Sunday, February 7, 2010

This is the chapter where I find it all. The one where I realize that no one else is more worth living for than myself and in this chapter I go adventuring. Only not the same sort of adventures that I have ventured before. No, this time I'll put myself in situations that I am unfamiliar with. With people I haven't quite figured out and versions of myself I have yet to have seen. It's the chapter where things begin to fall together and into place. Where I just live like the Freebird I know am. Road-trips and weekend vacations. I want to do all the things I've been talking about. I want to feel something new. I want to make it happen and be able to look back at this moment, this person that I am and think "Wow, look how for I've come." It's disappointing for me to wake up and see that list on my wall and know that I haven't tackled hardly any of the things on it.
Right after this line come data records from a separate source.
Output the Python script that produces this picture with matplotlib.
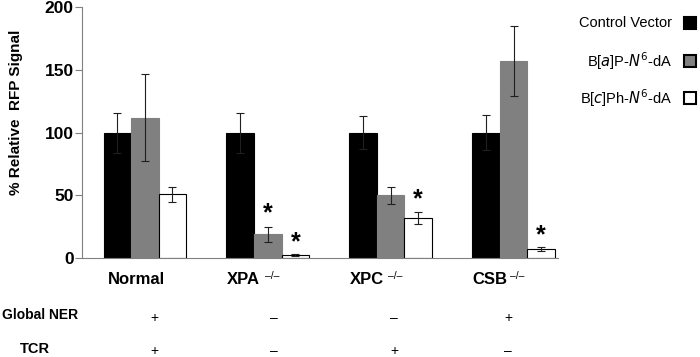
import matplotlib
matplotlib.use("Agg")
import matplotlib.pyplot as plt
import numpy as np

plt.rcParams['font.family'] = ['Liberation Sans', 'DejaVu Sans']

categories = ["Normal", "XPA", "XPC", "CSB"]
cat_sup = ["", "\u2013/\u2013", "\u2013/\u2013", "\u2013/\u2013"]
series = ["Control Vector", "B[a]P-N6-dA", "B[c]Ph-N6-dA"]
control = [100, 100, 100, 100]
control_err = [16, 16, 13, 14]
bap = [112, 19, 50, 157]
bap_err = [35, 6, 7, 28]
bcph = [51, 2.5, 32, 7]
bcph_err = [6, 0.5, 5, 1.5]
star_bap = [False, True, False, False]
star_bcph = [False, True, True, True]
global_ner = ["+", "\u2013", "\u2013", "+"]
tcr = ["+", "\u2013", "+", "\u2013"]

fig = plt.figure(figsize=(7, 3.57), dpi=100)
ax = fig.add_axes([0.117, 0.277, 0.68, 0.703])

x = np.arange(len(categories))
w = 0.224
colors = ["#000000", "#808080", "#ffffff"]
vals = [control, bap, bcph]
errs = [control_err, bap_err, bcph_err]
for i, (v, e, c) in enumerate(zip(vals, errs, colors)):
    ax.bar(x + (i - 1) * w, v, w, color=c, edgecolor="#000000" if i != 1 else "#808080",
           linewidth=0.8, zorder=2)
    ax.errorbar(x + (i - 1) * w, v, yerr=e, fmt="none", ecolor="#202020",
                elinewidth=0.8, capsize=3, capthick=0.8, zorder=3)

for i in range(len(categories)):
    if star_bap[i]:
        ax.text(x[i], bap[i] + bap_err[i] + 1, "*", ha="center", va="bottom",
                fontsize=18, fontweight="bold")
    if star_bcph[i]:
        ax.text(x[i] + w, bcph[i] + bcph_err[i] + 0, "*", ha="center", va="bottom",
                fontsize=18, fontweight="bold")

ax.set_ylim(0, 200)
ax.set_xlim(-0.512, 3.36)
ax.set_yticks([0, 50, 100, 150, 200])
ax.set_yticklabels(["0", "50", "100", "150", "200"], fontsize=12.5, fontweight="bold")
ax.set_xticks([])
ax.tick_params(axis="y", length=5, color="#808080", width=0.8, pad=1)
for s in ["top", "right"]:
    ax.spines[s].set_visible(False)
ax.spines["left"].set_color("#808080")
ax.spines["bottom"].set_color("#808080")
ax.set_ylabel("% Relative  RFP Signal", fontsize=11, fontweight="bold", va="center")
ax.yaxis.set_label_coords(-0.139, 0.58)

# category labels
for i, (c, s) in enumerate(zip(categories, cat_sup)):
    if not s:
        ax.text(x[i] - 0.07, -17, c, ha="center", va="center",
                fontsize=12, fontweight="bold", clip_on=False)
    else:
        ax.text(x[i] - 1.5 * w, -17, c, ha="left", va="center",
                fontsize=12, fontweight="bold", clip_on=False)
        ax.text(x[i] - 1.5 * w + 0.31, -14, s, ha="left", va="center", fontsize=7.5,
                clip_on=False)

# NER rows
fig.text(2 / 700, 1 - 315 / 357, "Global NER", ha="left", va="center", fontsize=10,
         fontweight="bold")
fig.text(35 / 700, 1 - 349 / 357, "TCR", ha="center", va="center", fontsize=10.5,
         fontweight="bold")
pm_x = [154, 274, 394, 508]
for i in range(len(categories)):
    fig.text(pm_x[i] / 700, 1 - 318 / 357, global_ner[i], ha="center", va="center", fontsize=10)
    fig.text(pm_x[i] / 700, 1 - 351 / 357, tcr[i], ha="center", va="center", fontsize=10)

# legend
leg_labels = ["Control Vector", r"B[$a$]P-$N^6$-dA", r"B[$c$]Ph-$N^6$-dA"]
leg_y = [23, 61, 98]
for lab, yy, c in zip(leg_labels, leg_y, colors):
    fig.text(672 / 700, 1 - yy / 357, lab, ha="right", va="center", fontsize=10.5)
    fig.patches.append(plt.Rectangle(((684) / 700, 1 - (yy + 6) / 357), 12 / 700, 12 / 357,
                                     transform=fig.transFigure, facecolor=c,
                                     edgecolor="black", linewidth=1.5, figure=fig))

fig.savefig("out.png", dpi=100)
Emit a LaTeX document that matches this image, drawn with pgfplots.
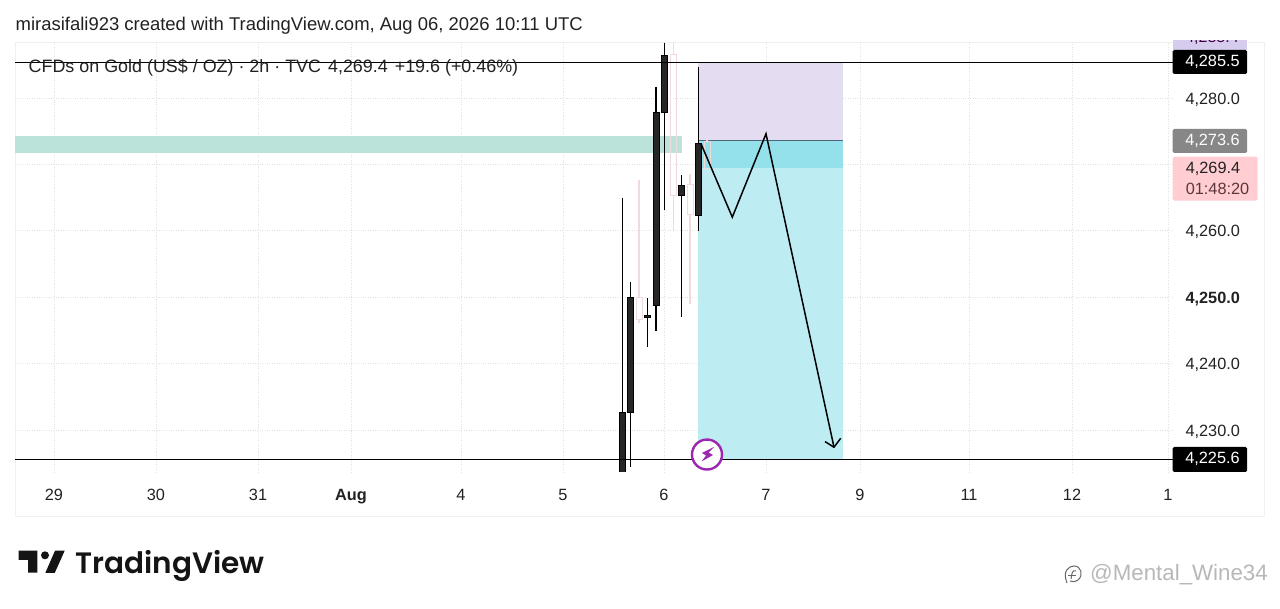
\documentclass[border=0pt]{standalone}
\usepackage{pgfplots}
\pgfplotsset{compat=1.18}
\usepackage{fontspec}
\setmainfont{Liberation Sans}
\newfontfamily\tvfont{Poppins SemiBold}
\definecolor{grd}{HTML}{E2E2E2}
\definecolor{pale}{HTML}{EFDADC}
\definecolor{cand}{HTML}{262626}
\definecolor{txt}{HTML}{222222}
% x, body top, body bottom, high, low
\newcommand\cnd[5]{%
 \addplot[black,line width=1.3pt,forget plot] coordinates {(#1,#4)(#1,#5)};
 \addplot[draw=black,fill=cand,line width=0.6pt,forget plot] coordinates {(#1-3,#2)(#1+3,#2)(#1+3,#3)(#1-3,#3)} -- cycle;
}
\newcommand\pal[5]{%
 \addplot[pale,line width=1.2pt,forget plot] coordinates {(#1,#4)(#1,#2)};
 \addplot[pale,line width=1.2pt,forget plot] coordinates {(#1,#3)(#1,#5)};
 \addplot[draw=pale,fill=none,line width=0.8pt,forget plot] coordinates {(#1-3,#2)(#1+3,#2)(#1+3,#3)(#1-3,#3)} -- cycle;
}
\begin{document}
\begin{tikzpicture}[x=1pt,y=1pt]
\path[use as bounding box] (0,0) rectangle (1280,609);
\fill[white] (0,0) rectangle (1280,609);
\draw[color=black!6,line width=0.8pt] (15.5,93) rectangle (1264.5,567);
\begin{axis}[
 at={(15pt,137pt)},anchor=south west,scale only axis,
 width=1158pt,height=430pt,
 xmin=15,xmax=1173,ymin=4223.67,ymax=4288.43,
 axis line style={draw=none},tick style={draw=none},
 xtick={54,156,258,351,461,563,664,766,860,969,1072,1168},
 xticklabels={29,30,31,\textbf{Aug},4,5,6,7,9,11,12,1},
 ytick={4230,4240,4250,4260,4270,4280},
 yticklabels={{4,230.0},{4,240.0},{\textbf{4,250.0}},{4,260.0},{},{4,280.0}},
 yticklabel pos=right,
 yticklabel style={anchor=west,font=\fontsize{16.3}{16}\selectfont,text=txt,xshift=9pt,yshift=-1.5pt},
 xticklabel style={font=\fontsize{16.3}{16}\selectfont,text=txt,yshift=-14pt},
 grid=major,grid style={grd,dotted,line width=0.9pt},
 clip=true,
]
% zones
\addplot[draw=none,fill={rgb,255:red,227;green,220;blue,241},fill opacity=0.95,forget plot] coordinates {(698,4285.4)(843,4285.4)(843,4273.6)(698,4273.6)} -- cycle;
\addplot[draw=none,fill={rgb,255:red,143;green,224;blue,234},fill opacity=0.95,forget plot] coordinates {(698,4273.6)(843,4273.6)(843,4269.4)(698,4269.4)} -- cycle;
\addplot[draw=none,fill={rgb,255:red,186;green,237;blue,242},fill opacity=0.95,forget plot] coordinates {(698,4269.4)(843,4269.4)(843,4225.6)(698,4225.6)} -- cycle;
\addplot[draw=none,fill={rgb,255:red,187;green,227;blue,218},forget plot] coordinates {(15,4274.2)(682,4274.2)(682,4271.7)(15,4271.7)} -- cycle;
\addplot[black!60!cyan,line width=0.6pt,forget plot] coordinates {(698,4273.6)(843,4273.6)};
% candles
\pal{639}{4250}{4246.7}{4267.65}{4246.16}
\pal{673.3}{4286.5}{4265.4}{4288.43}{4260.1}
\pal{690}{4267.05}{4262.4}{4268.55}{4248.98}
\pal{707}{4273.5}{4269.4}{4273.6}{4269.4}
\cnd{622.3}{4232.6}{4223}{4265.0}{4223}
\cnd{630.7}{4250.0}{4232.6}{4252.3}{4224.4}
\cnd{647.5}{4247.3}{4246.9}{4249.8}{4242.55}
\cnd{656}{4277.8}{4248.7}{4281.7}{4244.95}
\cnd{664.7}{4286.5}{4277.8}{4288.3}{4263.13}
\cnd{681.7}{4266.9}{4265.4}{4268.4}{4247.0}
\cnd{698.7}{4273.1}{4262.4}{4284.7}{4260.0}
% level lines
\addplot[black,line width=1pt,forget plot] coordinates {(15,4285.4)(1173,4285.4)};
\addplot[black,line width=1pt,forget plot] coordinates {(15,4225.6)(1173,4225.6)};
% zigzag and arrow
\addplot[black,line width=1.5pt,forget plot] coordinates {(701,4273.1)(732.3,4262.05)(766,4274.6)(834,4227.4)};
\addplot[black,line width=1.5pt,forget plot] coordinates {(825,4228.25)(834,4227.4)(840.7,4228.75)};
% event marker
\addplot[only marks,mark=*,mark size=15pt,mark options={draw={rgb,255:red,156;green,39;blue,176},fill=white,line width=2.4pt},forget plot] coordinates {(707,4226.3)};
\end{axis}
\fill[fill={rgb,255:red,156;green,39;blue,176}] (714,162) -- (702,156) -- (706,153.5) -- (701.5,147.5) -- (713,154) -- (708.5,156.5) -- cycle;
% title
\node[anchor=west,inner sep=0,text=txt] at (15.5,583.5) {\fontsize{18.46}{18}\selectfont mirasifali923 created with TradingView.com, Aug 06, 2026 10:11 UTC};
\node[anchor=west,inner sep=0,text=txt] at (28.5,541.5) {\fontsize{17.9}{18}\selectfont CFDs on Gold (US\$ / OZ) · 2h · TVC\hspace{7pt}4,269.4\hspace{7pt}+19.6 (+0.46\%)};
% price labels
\begin{scope}
\clip (1172.7,559) rectangle (1247,568);
\fill[fill={rgb,255:red,214;green,204;blue,238}] (1172.7,550) rectangle (1247,570);
\node[text=black!45!violet,anchor=center] at (1212,571.5) {\fontsize{16}{16}\selectfont 4,288.4};
\end{scope}
\fill[black,rounded corners=1.5pt] (1172.7,535) rectangle (1247,559);
\node[text=white] at (1212.5,547.5) {\fontsize{16.3}{16}\selectfont 4,285.5};
\fill[black!47,rounded corners=1.5pt] (1172.7,456) rectangle (1247,480);
\node[text=white] at (1212.5,468.5) {\fontsize{16.3}{16}\selectfont 4,273.6};
\fill[fill={rgb,255:red,255;green,205;blue,210},rounded corners=1.5pt] (1172.7,408.3) rectangle (1257.7,452.3);
\node[text=txt] at (1213,440.5) {\fontsize{16.3}{16}\selectfont 4,269.4};
\node[text={rgb,255:red,90;green,55;blue,60}] at (1217.5,420.5) {\fontsize{16.3}{16}\selectfont 01:48:20};
\fill[black,rounded corners=1.5pt] (1172.7,137) rectangle (1247,162);
\node[text=white] at (1212.5,150.5) {\fontsize{16.3}{16}\selectfont 4,225.6};
% logo
\fill[black!92] (18.7,58.3) -- (37.3,58.3) -- (37.3,36.3) -- (28,36.3) -- (28,49) -- (18.7,49) -- cycle;
\fill[black!92] (45,53.7) circle (4);
\fill[black!92] (55,58.3) -- (64.7,58.3) -- (54.7,36) -- (45.3,36) -- cycle;
\node[anchor=west,inner sep=0,text=black!92] at (75.5,43.5) {\tvfont\fontsize{29.5}{30}\selectfont TradingView};
% watermark
\node[anchor=west,inner sep=0,text=black!28] at (1090,34.5) {\fontsize{22.3}{23}\selectfont @Mental\_Wine34};
\draw[black!60,line width=1pt] (1067,26) .. controls (1062,38) and (1069,43) .. (1074,43) .. controls (1081,43) and (1084,34) .. (1078,29) .. controls (1075,27) and (1072,27) .. (1070,28);
\draw[black!60,line width=1pt] (1076,38) .. controls (1072,39) and (1072,36) .. (1071,30);
\draw[black!60,line width=0.9pt] (1068,34) -- (1076,34);
\end{tikzpicture}
\end{document}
I think I've placed myself back in that cage temporarily. Only the cage door is wide open and I'm just sitting in there on my perch watching everything happening around me. It's safe there. The drop isn't too far and the chances of me falling are slim to none. But if I creep out and fly, I fear I may get hurt. No more of that! This is the chapter where I leap! Where I stop watching life happen to everyone around me and instead I join them. I chance the drop. I spread my wings and soar with nothing more than faith in myself and the things unseen. The wind in my feathers and my regrets back in that cage.